Ashley Lyons as Malcolm McGregor
Jackman’s direction appropriately observes the significance of her task to bring McGregor’s life story to the stage. Her approach is simple, economical and strikingly effective in its clear focus. She is assisted by Michael Scott Mitchell’s functional and effective design. Much of the action takes place on an open stage. A translucent curtain is used to bring on a hospital bed and a unicorn in a Les Girls sequence. A chair will appear but much of the movement is played out on the floor as actors appear. Drama workshop techniques serve to express McGregor’s experience through  trust work and physical theatre action. It all serves the directness of the story and the emotional impact of each circumstance.  Malcolm’s descent into decadence and debilitating alcoholism isvivifdly captured in the one opulent scene at Les Girls.
Andrew Guy as Young Malcolm. Georgina Symes as Ayla Holdom

Jackman’s casting is excellent. Although the play revolves around Heather Mitchell’s performance as Catherine McGregor, she is supported by an outstanding ensemble who briefly capture the characters who pass through McGregor’s life and McGregor during her life as a male. Nicholas Brown imbues Indian cricketing legend, Rahul Dravid with a wisdom and calming spirituality that helps McGregor through her torment. Andrew Guy captures the insecurity of young Malcolm, intimidated by an overbearing father. Chantelle Jamieson gives a very heart-warming performance as a Qantas official, who demonstrates compassion and understanding  when McGregor is preparing to present herself as a woman with her male ID. As Ayla Holdom, the transgender British helicopter pilot and very close friend, Georgina Symes is the gentle voice of companionship, shared experience and affectionate compassion. As Malcolm McGregor, Ashley Lyons tears apart preconception and assumed stereotype. He is all male, conditioned by a belittling father who died when he was eight, conditioned by his stern military training and battling the trauma of expectation and inner conflict.

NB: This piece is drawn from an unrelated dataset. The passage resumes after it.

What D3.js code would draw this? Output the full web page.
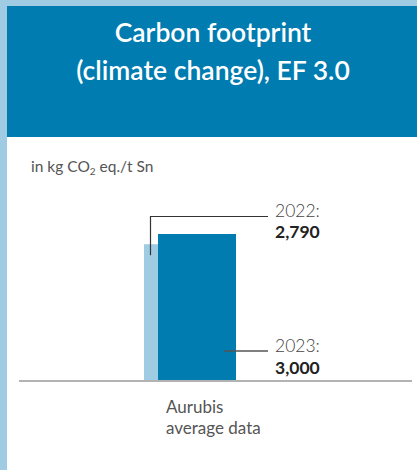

As Catherine McGregor, Mitchell gives an utterly galvanizing performance. She reaches far beneath the physical persona to plummet the depths of psyche and desire. Forthright and honest, a trans woman who has arrived at the point of knowing thyself, cracking any trace of self pity or indulgence with a strident, impulsive laugh and a liberal layering of the F word, she makes us fascinated spectators. At times she addresses people in the front row, releasing tension but forever aware of the importance of her story and the person she plays upon the intimate Wharf Theatre stage.Though not perhaps as tall as Catherine McGregor, Mitchell gives a towering performance and is every bit the embodiment of the woman seen on television or read in print or spoken about in the programme.

Still Point Turning is more than a play about Catherine McGregor. It is a lesson in humanity, a cry for compassion, a plea for understanding and a salute to difference. It is an assault on prejudice and a jolt to complacency. As Rahul was an inspiration to McGregor, McGregor is an inspiration to all those who struggle with identity, who are cast cruelly into the shadows of society and who deserve the right to stand in the light and be recognized for whom they are.

My hope is that Still Point Turning will come to Canberra next year, and from there to other parts of the nation. It is a play that must be seen by all. Funny and sad, powerful and profound,it shines a light through the darkness and we are the better for it.